U.S. equity futures were little changed after the S&P 500 fell 0.67% and the Nasdaq dropped 0.84% on Tuesday as bond yields spiked, with the 30-year Treasury yield briefly topping 5.19% and the 10-year reaching 4.687%. Markets are focused on Nvidia's first-quarter earnings after Wednesday's close, a key read-through for the AI trade and chip demand, while Federal Reserve meeting minutes are due Wednesday at 2:00 p.m. ET.

Analysis

The immediate setup is less about one earnings print and more about whether the market can keep paying a growth multiple when real yields are repricing higher. That matters most for the AI complex because the trade has become self-referential: a handful of megacap winners have been propping index performance, so any disappointment from the central “AI toll booth” risks forcing passive and systematic de-risking across semis, hyperscalers, and suppliers. In that regime, the first-order reaction can be modest while the second-order pressure shows up through factor unwinds and lower-quality AI beneficiaries getting hit hardest. NVDA is still the highest-beta expression of enterprise AI capex, but the asymmetric risk is no longer just in the headline numbers; it is in guidance and supply-chain commentary.
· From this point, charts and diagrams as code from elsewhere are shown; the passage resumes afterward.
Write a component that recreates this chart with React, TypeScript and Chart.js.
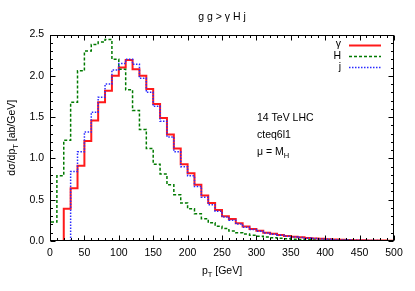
import { useEffect, useRef } from 'react';
import { Chart, registerables } from 'chart.js';

Chart.register(...registerables);

const BIN_WIDTH = 10;
const binStarts = [
  0, 10, 20, 30, 40, 50, 60, 70, 80, 90,
  100, 110, 120, 130, 140, 150, 160, 170, 180, 190,
  200, 210, 220, 230, 240, 250, 260, 270, 280, 290,
  300, 310, 320, 330, 340, 350, 360, 370, 380, 390,
  400, 410, 420, 430, 440, 450, 460, 470, 480, 490,
];
const gammaValues = [
  0, 0, 0.39, 0.64, 0.91, 1.21, 1.46, 1.68, 1.82, 2.0,
  2.1, 2.19, 2.08, 2.0, 1.84, 1.66, 1.49, 1.29, 1.12, 0.93,
  0.82, 0.68, 0.55, 0.46, 0.375, 0.3, 0.265, 0.215, 0.175, 0.145,
  0.125, 0.1, 0.088, 0.074, 0.062, 0.052, 0.044, 0.037, 0.031, 0.026,
  0.021, 0.018, 0.015, 0.012, 0.01, 0.008, 0.007, 0.006, 0.005, 0.004,
];
const higgsValues = [
  0.23, 0.79, 1.22, 1.68, 2.06, 2.3, 2.38, 2.41, 2.44, 2.2,
  2.08, 1.83, 1.58, 1.35, 1.12, 0.93, 0.81, 0.68, 0.56, 0.46,
  0.39, 0.33, 0.27, 0.22, 0.18, 0.15, 0.12, 0.1, 0.085, 0.07,
  0.058, 0.048, 0.04, 0.033, 0.027, 0.022, 0.018, 0.015, 0.012, 0.01,
  0.009, 0.007, 0.006, 0.005, 0.004, 0.003, 0.003, 0.002, 0.002, 0.001,
];
const jetValues = [
  0, 0, 0, 0.84, 1.08, 1.32, 1.56, 1.74, 1.9, 2.07,
  2.15, 2.2, 2.14, 1.97, 1.8, 1.63, 1.45, 1.26, 1.08, 0.9,
  0.79, 0.66, 0.53, 0.44, 0.36, 0.29, 0.25, 0.205, 0.165, 0.138,
  0.118, 0.096, 0.083, 0.07, 0.058, 0.049, 0.041, 0.034, 0.029, 0.024,
  0.02, 0.016, 0.013, 0.011, 0.009, 0.007, 0.006, 0.005, 0.004, 0.003,
];
const xTicks = [0, 50, 100, 150, 200, 250, 300, 350, 400, 450, 500];
const yTicks = [0, 0.5, 1.0, 1.5, 2.0, 2.5];
const xMinorStep = 10;
const yMinorStep = 0.1;

const FONT = '"Liberation Sans", Arial, Helvetica, sans-serif';

function toSteps(values: number[]) {
  const pts: { x: number; y: number }[] = [];
  let first = values.findIndex((v) => v > 0);
  if (first < 0) first = 0;
  pts.push({ x: binStarts[first], y: 0 });
  for (let i = first; i < values.length; i++) pts.push({ x: binStarts[i], y: values[i] });
  const last = values.length - 1;
  pts.push({ x: binStarts[last] + BIN_WIDTH, y: values[last] });
  return pts;
}

type Part = { t: string; sub?: boolean };

function richWidth(ctx: CanvasRenderingContext2D, parts: Part[], size: number, subSize: number) {
  let w = 0;
  for (const p of parts) {
    ctx.font = `${p.sub ? subSize : size}px ${FONT}`;
    w += ctx.measureText(p.t).width;
  }
  return w;
}

function drawRich(ctx: CanvasRenderingContext2D, parts: Part[], x: number, y: number, size: number, subSize: number, align: 'left' | 'center') {
  const w = richWidth(ctx, parts, size, subSize);
  let cx = align === 'center' ? x - w / 2 : x;
  ctx.textBaseline = 'middle';
  ctx.textAlign = 'left';
  for (const p of parts) {
    ctx.font = `${p.sub ? subSize : size}px ${FONT}`;
    ctx.fillText(p.t, cx, p.sub ? y + 3.5 : y);
    cx += ctx.measureText(p.t).width;
  }
}

const decorPlugin = {
  id: 'decor',
  afterDraw(chart: any) {
    const ctx: CanvasRenderingContext2D = chart.ctx;
    const { left, right, top, bottom } = chart.chartArea;
    const xs = chart.scales.x;
    const ys = chart.scales.y;
    ctx.save();
    ctx.strokeStyle = '#000';
    ctx.fillStyle = '#000';
    ctx.lineWidth = 1;
    const L = Math.round(left) + 0.5;
    const R = Math.round(right) - 0.5;
    const T = Math.round(top) + 0.5;
    const B = Math.round(bottom) - 0.5;
    ctx.strokeRect(L, T, R - L, B - T);
    ctx.beginPath();
    for (let v = xs.min; v <= xs.max + 1e-9; v += xMinorStep) {
      const px = Math.round(xs.getPixelForValue(v)) + 0.5;
      const major = xTicks.some((t) => Math.abs(t - v) < 1e-6);
      const len = major ? 5 : 2.5;
      ctx.moveTo(px, B);
      ctx.lineTo(px, B - len);
      ctx.moveTo(px, T);
      ctx.lineTo(px, T + len);
    }
    for (let i = 0; i <= Math.round((ys.max - ys.min) / yMinorStep); i++) {
      const v = ys.min + i * yMinorStep;
      const py = Math.round(ys.getPixelForValue(v)) + 0.5;
      const major = yTicks.some((t) => Math.abs(t - v) < 1e-6);
      const len = major ? 5 : 2.5;
      ctx.moveTo(L, py);
      ctx.lineTo(L + len, py);
      ctx.moveTo(R, py);
      ctx.lineTo(R - len, py);
    }
    ctx.stroke();

    drawRich(ctx, [{ t: 'g g > γ H j' }], (left + right) / 2, 17, 10.5, 7.5, 'center');
    drawRich(ctx, [{ t: 'p' }, { t: 'T', sub: true }, { t: ' [GeV]' }], (left + right) / 2, 271, 10.5, 7.5, 'center');
    ctx.save();
    ctx.translate(12, (top + bottom) / 2);
    ctx.rotate(-Math.PI / 2);
    drawRich(ctx, [{ t: 'dσ/dp' }, { t: 'T', sub: true }, { t: ' [ab/GeV]' }], 0, 0, 10.5, 7.5, 'center');
    ctx.restore();

    drawRich(ctx, [{ t: '14 TeV LHC' }], 257, 118, 10.5, 7.5, 'left');
    drawRich(ctx, [{ t: 'cteq6l1' }], 257, 135.5, 10.5, 7.5, 'left');
    drawRich(ctx, [{ t: 'μ = M' }, { t: 'H', sub: true }], 257, 152.5, 10.5, 7.5, 'left');

    const entries = chart.data.datasets
      .map((d: any) => d)
      .sort((a: any, b: any) => a.legendIndex - b.legendIndex);
    entries.forEach((d: any, i: number) => {
      const y = 44.5 + i * 11.3;
      ctx.font = `10.5px ${FONT}`;
      ctx.textAlign = 'right';
      ctx.textBaseline = 'middle';
      ctx.fillStyle = '#000';
      ctx.fillText(d.label, 341, y);
      ctx.beginPath();
      ctx.strokeStyle = d.borderColor;
      ctx.lineWidth = d.borderWidth;
      ctx.setLineDash(d.borderDash || []);
      ctx.moveTo(349, Math.round(y) + 0.5);
      ctx.lineTo(381, Math.round(y) + 0.5);
      ctx.stroke();
      ctx.setLineDash([]);
    });
    ctx.restore();
  },
};

export default function App() {
  const ref = useRef<HTMLCanvasElement>(null);
  useEffect(() => {
    document.body.style.margin = '0';
    const canvas = ref.current!;
    const chart = new Chart(canvas, {
      type: 'line',
      data: {
        datasets: [
          {
            label: 'j',
            legendIndex: 2,
            data: toSteps(jetValues),
            borderColor: '#2a2aff',
            borderWidth: 1.5,
            borderDash: [1.5, 1.5],
            stepped: true,
            pointRadius: 0,
            fill: false,
            order: 0,
          } as any,
          {
            label: 'H',
            legendIndex: 1,
            data: toSteps(higgsValues),
            borderColor: '#007a00',
            borderWidth: 1.5,
            borderDash: [3, 2],
            stepped: true,
            pointRadius: 0,
            fill: false,
            order: 1,
          } as any,
          {
            label: 'γ',
            legendIndex: 0,
            data: toSteps(gammaValues),
            borderColor: '#ff1a1a',
            borderWidth: 2,
            stepped: true,
            pointRadius: 0,
            fill: false,
            order: 2,
          } as any,
        ],
      },
      options: {
        animation: false,
        responsive: false,
        layout: { padding: { left: 0, right: 21, top: 34.5, bottom: 0 } },
        plugins: { legend: { display: false }, tooltip: { enabled: false }, title: { display: false } },
        scales: {
          x: {
            type: 'linear',
            min: 0,
            max: 500,
            grid: { display: false, drawTicks: false, tickLength: 0 },
            border: { display: false },
            afterBuildTicks: (s: any) => {
              s.ticks = xTicks.map((v) => ({ value: v }));
            },
            afterFit: (s: any) => {
              s.height = 50;
            },
            ticks: {
              autoSkip: false,
              maxRotation: 0,
              padding: 6,
              color: '#000',
              font: { family: FONT, size: 10.5 },
              callback: (v: any) => String(v),
            },
          },
          y: {
            type: 'linear',
            min: 0,
            max: 2.5,
            grid: { display: false, drawTicks: false, tickLength: 0 },
            border: { display: false },
            afterBuildTicks: (s: any) => {
              s.ticks = yTicks.map((v) => ({ value: v }));
            },
            afterFit: (s: any) => {
              s.width = 50;
            },
            ticks: {
              autoSkip: false,
              padding: 6,
              color: '#000',
              font: { family: FONT, size: 10.5 },
              callback: (v: any) => Number(v).toFixed(1),
            },
          },
        },
      },
      plugins: [decorPlugin],
    });
    return () => chart.destroy();
  }, []);
  return <canvas ref={ref} width={415} height={291} style={{ display: 'block' }} />;
}
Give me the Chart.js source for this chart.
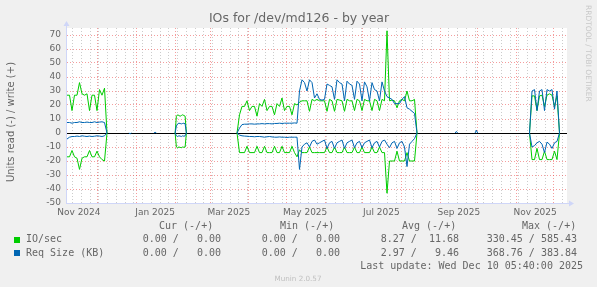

If management signals that demand is intact but customers are optimizing spend or elongating delivery schedules, that is enough to compress the multiple even on a beat because the market has already priced a near-perfect digestion phase. Conversely, a clean guide could stabilize the group briefly, but rising yields mean the equity market will likely cap any rally unless the bond move reverses within days. The rate backdrop creates an underappreciated cross-asset trade: if yields keep rising, defensives and rate-sensitive consumer names can underperform even without company-specific negatives, while semis may trade more like long-duration bonds than cyclical growth. That sets up a broader pair versus the index or versus retail/consumer discretionary rather than a naked short NVDA, which is dangerous into a major catalyst. The contrarian view is that positioning may be too concentrated in “perfect AI” outcomes, so even an in-line report could trigger a sharper selloff than the fundamentals alone justify. The Fed minutes matter mainly as a catalyst for whether rates remain the dominant macro driver into month-end. If the minutes lean hawkish or confirm inflation concern, the market may start pricing a more persistent multiple compression phase rather than a one-day event. That would extend the pain beyond semis into duration-sensitive growth and make the post-earnings reaction less reversible.